I've already been there, Sophie thought, picturing the ritual in the basement. She wondered if this were the moment to tell Langdon what she had witnessed that night in the Normandy château. For ten years now, simple shame had kept her from telling a soul. Just thinking about it, she shuddered. Sirens howled somewhere in the distance, and she felt a thickening shroud of fatigue settling over her.
“There!” Langdon said, feeling excited to see the huge complex of the Roland Garros tennis stadium looming ahead.
Sophie snaked her way toward the stadium. After several passes, they located the intersection of Rue Haxo and turned onto it, driving in the direction of the lower numbers. The road became more industrial, lined with businesses.

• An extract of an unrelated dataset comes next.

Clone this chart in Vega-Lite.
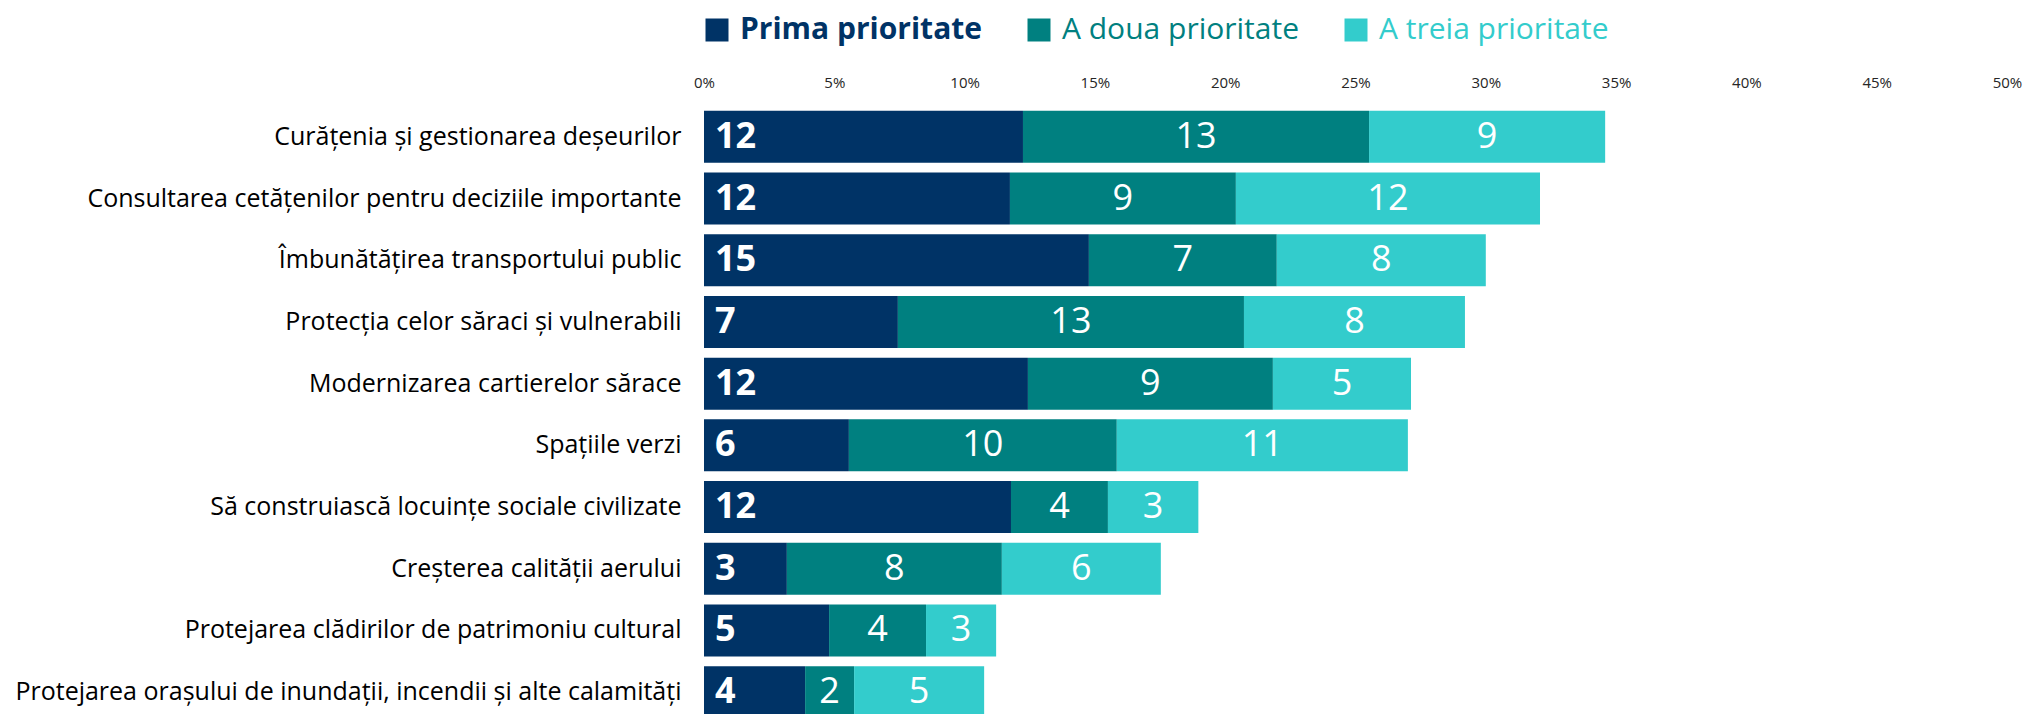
{
  "$schema": "https://vega.github.io/schema/vega-lite/v6.json",
  "width": 1303,
  "height": 617,
  "autosize": {"type": "none"},
  "padding": {"left": 704, "top": 106, "right": 17, "bottom": 0},
  "background": "white",
  "config": {"view": {"stroke": null}, "font": "Open Sans"},
  "data": {
    "values": [
      {"cat": "Curățenia și gestionarea deșeurilor", "prio": "Prima prioritate", "order": 1, "value": 12.24},
      {"cat": "Curățenia și gestionarea deșeurilor", "prio": "A doua prioritate", "order": 2, "value": 13.28},
      {"cat": "Curățenia și gestionarea deșeurilor", "prio": "A treia prioritate", "order": 3, "value": 9.06},
      {"cat": "Consultarea cetățenilor pentru deciziile importante", "prio": "Prima prioritate", "order": 1, "value": 11.74},
      {"cat": "Consultarea cetățenilor pentru deciziile importante", "prio": "A doua prioritate", "order": 2, "value": 8.67},
      {"cat": "Consultarea cetățenilor pentru deciziile importante", "prio": "A treia prioritate", "order": 3, "value": 11.67},
      {"cat": "Îmbunătățirea transportului public", "prio": "Prima prioritate", "order": 1, "value": 14.77},
      {"cat": "Îmbunătățirea transportului public", "prio": "A doua prioritate", "order": 2, "value": 7.21},
      {"cat": "Îmbunătățirea transportului public", "prio": "A treia prioritate", "order": 3, "value": 8.02},
      {"cat": "Protecția celor săraci și vulnerabili", "prio": "Prima prioritate", "order": 1, "value": 7.44},
      {"cat": "Protecția celor săraci și vulnerabili", "prio": "A doua prioritate", "order": 2, "value": 13.28},
      {"cat": "Protecția celor săraci și vulnerabili", "prio": "A treia prioritate", "order": 3, "value": 8.48},
      {"cat": "Modernizarea cartierelor sărace", "prio": "Prima prioritate", "order": 1, "value": 12.43},
      {"cat": "Modernizarea cartierelor sărace", "prio": "A doua prioritate", "order": 2, "value": 9.40},
      {"cat": "Modernizarea cartierelor sărace", "prio": "A treia prioritate", "order": 3, "value": 5.30},
      {"cat": "Spațiile verzi", "prio": "Prima prioritate", "order": 1, "value": 5.56},
      {"cat": "Spațiile verzi", "prio": "A doua prioritate", "order": 2, "value": 10.28},
      {"cat": "Spațiile verzi", "prio": "A treia prioritate", "order": 3, "value": 11.17},
      {"cat": "Să construiască locuințe sociale civilizate", "prio": "Prima prioritate", "order": 1, "value": 11.78},
      {"cat": "Să construiască locuințe sociale civilizate", "prio": "A doua prioritate", "order": 2, "value": 3.72},
      {"cat": "Să construiască locuințe sociale civilizate", "prio": "A treia prioritate", "order": 3, "value": 3.47},
      {"cat": "Creșterea calității aerului", "prio": "Prima prioritate", "order": 1, "value": 3.18},
      {"cat": "Creșterea calității aerului", "prio": "A doua prioritate", "order": 2, "value": 8.25},
      {"cat": "Creșterea calității aerului", "prio": "A treia prioritate", "order": 3, "value": 6.10},
      {"cat": "Protejarea clădirilor de patrimoniu cultural", "prio": "Prima prioritate", "order": 1, "value": 4.80},
      {"cat": "Protejarea clădirilor de patrimoniu cultural", "prio": "A doua prioritate", "order": 2, "value": 3.72},
      {"cat": "Protejarea clădirilor de patrimoniu cultural", "prio": "A treia prioritate", "order": 3, "value": 2.69},
      {"cat": "Protejarea orașului de inundații, incendii și alte calamități", "prio": "Prima prioritate", "order": 1, "value": 3.88},
      {"cat": "Protejarea orașului de inundații, incendii și alte calamități", "prio": "A doua prioritate", "order": 2, "value": 1.88},
      {"cat": "Protejarea orașului de inundații, incendii și alte calamități", "prio": "A treia prioritate", "order": 3, "value": 4.99}
    ]
  },
  "transform": [
    {"stack": "value", "groupby": ["cat"], "sort": [{"field": "order", "order": "ascending"}], "as": ["x0", "x1"]},
    {"calculate": "(datum.x0 + datum.x1) / 2", "as": "mid"}
  ],
  "encoding": {
    "y": {
      "field": "cat",
      "type": "nominal",
      "sort": null,
      "scale": {"paddingInner": 0.157, "paddingOuter": 0.0785},
      "axis": {
        "title": null,
        "domain": false,
        "ticks": false,
        "tickSize": 0,
        "labelPadding": 23,
        "labelFontSize": 25,
        "labelColor": "#000000",
        "labelLimit": 0,
        "labelFont": "Open Sans"
      }
    }
  },
  "layer": [
    {
      "mark": {"type": "bar", "cornerRadius": 0},
      "encoding": {
        "x": {
          "field": "x0",
          "type": "quantitative",
          "scale": {"domain": [0, 50], "nice": false},
          "axis": {
            "orient": "top",
            "title": null,
            "domain": false,
            "ticks": false,
            "tickSize": 0,
            "grid": false,
            "labelFlush": false,
            "values": [0, 5, 10, 15, 20, 25, 30, 35, 40, 45, 50],
            "labelExpr": "datum.value + '%'",
            "labelFontSize": 15,
            "labelColor": "#262626",
            "labelPadding": 16,
            "labelFont": "Open Sans"
          }
        },
        "x2": {"field": "x1"},
        "color": {
          "field": "prio",
          "type": "nominal",
          "sort": ["Prima prioritate", "A doua prioritate", "A treia prioritate"],
          "scale": {
            "domain": ["Prima prioritate", "A doua prioritate", "A treia prioritate"],
            "range": ["#003366", "#008080", "#33CCCC"]
          },
          "legend": {
            "title": null,
            "orient": "none",
            "direction": "horizontal",
            "legendX": -2,
            "legendY": -91,
            "symbolType": "square",
            "symbolSize": 529,
            "symbolStrokeWidth": 0,
            "symbolOpacity": 1,
            "labelFontSize": 30,
            "labelFont": "Open Sans",
            "labelOffset": 8,
            "columnPadding": 42,
            "labelLimit": 0,
            "labelColor": {"expr": "datum.label == 'Prima prioritate' ? '#003366' : (datum.label == 'A doua prioritate' ? '#008080' : '#33CCCC')"},
            "labelFontWeight": {"expr": "datum.label == 'Prima prioritate' ? 'bold' : 'normal'"}
          }
        }
      }
    },
    {
      "transform": [{"filter": "datum.order == 1"}],
      "mark": {"type": "text", "align": "left", "baseline": "middle", "dx": 11, "fontSize": 36, "fontWeight": "bold", "color": "white", "font": "Open Sans"},
      "encoding": {
        "x": {"field": "x0", "type": "quantitative"},
        "text": {"field": "value", "type": "quantitative", "format": ".0f"}
      }
    },
    {
      "transform": [{"filter": "datum.order > 1"}],
      "mark": {"type": "text", "align": "center", "baseline": "middle", "fontSize": 36, "fontWeight": "normal", "color": "white", "font": "Open Sans"},
      "encoding": {
        "x": {"field": "mid", "type": "quantitative"},
        "text": {"field": "value", "type": "quantitative", "format": ".0f"}
      }
    }
  ]
}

We need number twenty-four, Langdon told himself, realizing he was secretly scanning the horizon for the spires of a church. Don't be ridiculous. A forgotten Templar church in this neighborhood?
“There it is,” Sophie exclaimed, pointing.
Langdon's eyes followed to the structure ahead.
What in the world?
The building was modern. A squat citadel with a giant, neon equal-armed cross emblazoned atop its facade. Beneath the cross were the words:
DEPOSITORY BANK OF ZURICH
Langdon was thankful not to have shared his Templar church hopes with Sophie. A career hazard of symbologists was a tendency to extract hidden meaning from situations that had none. In this case, Langdon had entirely forgotten that the peaceful, equal-armed cross had been adopted as the perfect symbol for the flag of neutral Switzerland.
At least the mystery was solved.
Sophie and Langdon were holding the key to a Swiss bank deposit box.